Dror, can you give us a peek behind the curtain? How does all this work?

Dror Katzav:

Yeah, of course. The way we work is we partner with insurance company to get access to the data, and then we use, in addition to that, third party data that we have access to and public data such as demographic and house prices and so on and so forth. We don’t go into the PII level because we don’t want to breach privacy, so we stay as a zip code level or zip plus four level. And we basically run the analysis to tell you what action the customer would make at which point and why. So, for example, who is going to lapse in the next quarter? What is the reason they’re going to lapse? And build you the capability to engage with these customers and put them either in front of the contact center or the agent depends on the right action they want to make.

John Weber:

How has artificial intelligence changed the modeling for life and annuity writers?
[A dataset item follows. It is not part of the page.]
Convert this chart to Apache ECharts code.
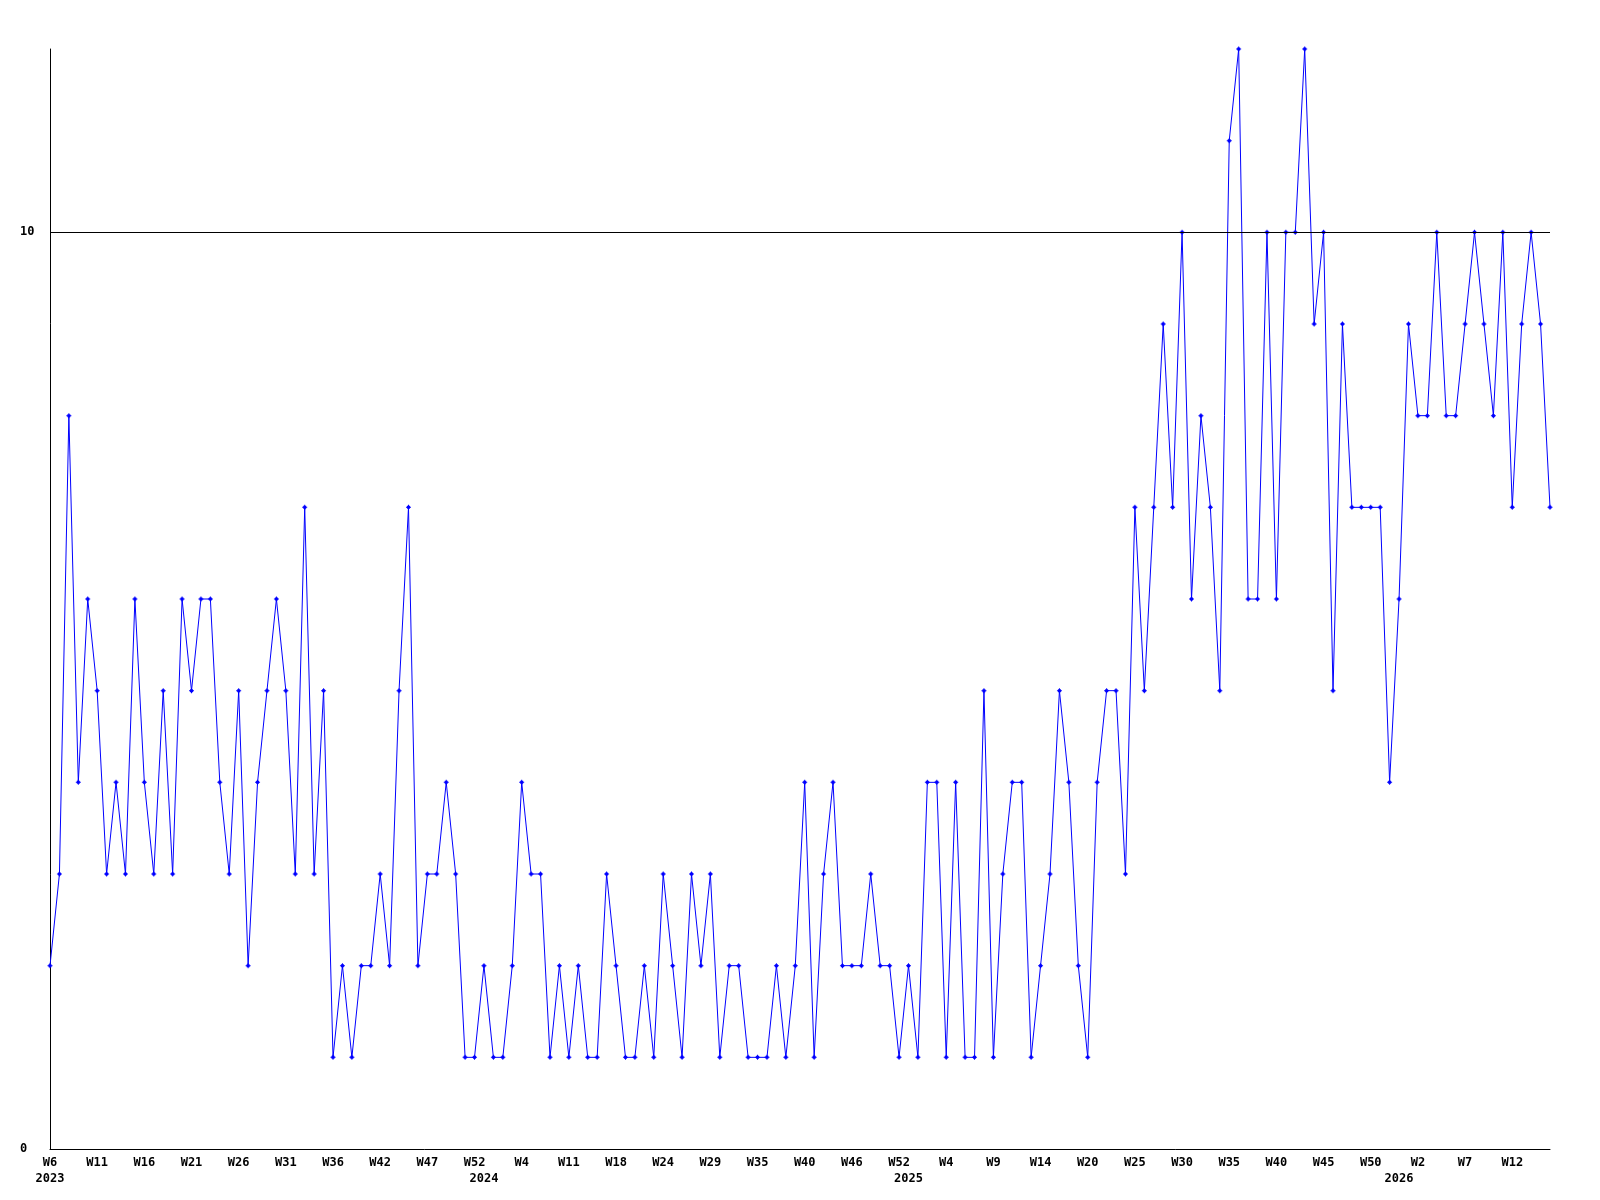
<!DOCTYPE html>
<html>
<head>
<meta charset="utf-8">
<script src="https://cdn.jsdelivr.net/npm/echarts@6/dist/echarts.min.js"></script>
<style>
html,body{margin:0;padding:0;background:#fff;}
#chart{width:1600px;height:1200px;}
</style>
</head>
<body>
<div id="chart"></div>
<script>
// Week categories (year-week)
var weeks = [
 '2023-W6','2023-W7','2023-W8','2023-W9','2023-W10','2023-W11','2023-W12','2023-W13','2023-W14','2023-W15',
 '2023-W16','2023-W17','2023-W18','2023-W19','2023-W20','2023-W21','2023-W22','2023-W23','2023-W24','2023-W25',
 '2023-W26','2023-W27','2023-W28','2023-W29','2023-W30','2023-W31','2023-W32','2023-W33','2023-W34','2023-W35',
 '2023-W36','2023-W37','2023-W38','2023-W39','2023-W40','2023-W42','2023-W43','2023-W44','2023-W45','2023-W46',
 '2023-W47','2023-W48','2023-W49','2023-W50','2023-W51','2023-W52','2024-W0','2024-W1','2024-W2','2024-W3',
 '2024-W4','2024-W5','2024-W7','2024-W8','2024-W10','2024-W11','2024-W12','2024-W14','2024-W15','2024-W16',
 '2024-W18','2024-W19','2024-W20','2024-W22','2024-W23','2024-W24','2024-W25','2024-W26','2024-W27','2024-W28',
 '2024-W29','2024-W30','2024-W31','2024-W32','2024-W34','2024-W35','2024-W36','2024-W37','2024-W38','2024-W39',
 '2024-W40','2024-W41','2024-W42','2024-W44','2024-W45','2024-W46','2024-W47','2024-W48','2024-W49','2024-W51',
 '2024-W52','2025-W0','2025-W1','2025-W2','2025-W3','2025-W4','2025-W5','2025-W6','2025-W7','2025-W8',
 '2025-W9','2025-W10','2025-W11','2025-W12','2025-W13','2025-W14','2025-W15','2025-W16','2025-W17','2025-W19',
 '2025-W20','2025-W21','2025-W22','2025-W23','2025-W24','2025-W25','2025-W26','2025-W27','2025-W28','2025-W29',
 '2025-W30','2025-W31','2025-W32','2025-W33','2025-W34','2025-W35','2025-W36','2025-W37','2025-W38','2025-W39',
 '2025-W40','2025-W41','2025-W42','2025-W43','2025-W44','2025-W45','2025-W46','2025-W47','2025-W48','2025-W49',
 '2025-W50','2025-W51','2025-W52','2026-W0','2026-W1','2026-W2','2026-W3','2026-W4','2026-W5','2026-W6',
 '2026-W7','2026-W8','2026-W9','2026-W10','2026-W11','2026-W12','2026-W13','2026-W14','2026-W15','2026-W16'
];

// Weekly values
var values = [
 2,3,8,4,6,5,3,4,3,6,
 4,3,5,3,6,5,6,6,4,3,
 5,2,4,5,6,5,3,7,3,5,
 1,2,1,2,2,3,2,5,7,2,
 3,3,4,3,1,1,2,1,1,2,
 4,3,3,1,2,1,2,1,1,3,
 2,1,1,2,1,3,2,1,3,2,
 3,1,2,2,1,1,1,2,1,2,
 4,1,3,4,2,2,2,3,2,2,
 1,2,1,4,4,1,4,1,1,5,
 1,3,4,4,1,2,3,5,4,2,
 1,4,5,5,3,7,5,7,9,7,
 10,6,8,7,5,11,12,6,6,10,
 6,10,10,12,9,10,5,9,7,7,
 7,7,4,6,9,8,8,10,8,8,
 9,10,9,8,10,7,9,10,9,7
];

// Y axis range, tick step and the reference gridline value
var yMin = 0, yMax = 12, yStep = 10;
var gridLines = [10];

var font = {fontFamily: 'DejaVu Sans Mono', fontWeight: 'bold', fontSize: 12, color: '#000'};
var marker = 'path://M2,0L3,0L3,1L4,1L4,2L5,2L5,3L4,3L4,4L3,4L3,5L2,5L2,4L1,4L1,3L0,3L0,2L1,2L1,1L2,1Z';

var chart = echarts.init(document.getElementById('chart'), null, {renderer: 'canvas'});
chart.setOption({
  animation: false,
  backgroundColor: '#fff',
  grid: {left: 50, right: 50, top: 49, bottom: 51},
  xAxis: [{
    type: 'category',
    data: weeks,
    boundaryGap: false,
    axisLine: {show: true, lineStyle: {color: '#000', width: 1}},
    axisTick: {show: false},
    splitLine: {show: false},
    axisLabel: Object.assign({
      interval: 4,
      margin: 8,
      formatter: function (v) { return v.split('-')[1]; }
    }, font)
  }, {
    type: 'category',
    data: weeks,
    position: 'bottom',
    offset: 16,
    boundaryGap: false,
    axisLine: {show: false},
    axisTick: {show: false},
    splitLine: {show: false},
    axisLabel: Object.assign({
      interval: 0,
      margin: 8,
      formatter: function (v, i) {
        var y = v.split('-')[0];
        if (i === 0 || weeks[i - 1].split('-')[0] !== y) return y;
        return '';
      }
    }, font)
  }],
  yAxis: {
    type: 'value',
    min: yMin, max: yMax, interval: yStep,
    axisLine: {show: true, lineStyle: {color: '#000', width: 1}},
    axisTick: {show: false},
    splitLine: {show: false},
    axisLabel: Object.assign({align: 'left', margin: 30, showMaxLabel: false}, font)
  },
  series: [{
    type: 'line',
    xAxisIndex: 0,
    data: values,
    symbol: marker,
    symbolSize: 5,
    showAllSymbol: true,
    lineStyle: {color: '#0000ff', width: 1},
    itemStyle: {color: '#0000ff'},
    markLine: {
      silent: true,
      symbol: ['none', 'none'],
      label: {show: false},
      lineStyle: {color: '#000', width: 1, type: 'solid'},
      emphasis: {disabled: true},
      data: gridLines.map(function (v) { return {yAxis: v}; })
    },
    z: 3
  }]
});
</script>
</body>
</html>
Dror Katzav: So, the rule of big numbers is the role of big numbers. 4% has always been 4%. Lapse rate has always been lapse rate. But if you want to drive to the next level and say who is it and when and why that are going to make these decisions, you want to start asking deeper questions on the nuances. For example, with annuities today, we all have annuities that were locked in at a significantly lower rate. 3% was beautiful five years ago. Today, it’s less than what you get from a Fidelity money market. At which rate I’m going to be happy enough to keep the policy without surrendering it? That’s the type of question that you have to use more data and more AI in order to unlock, in addition to the general average games that companies were doing for years.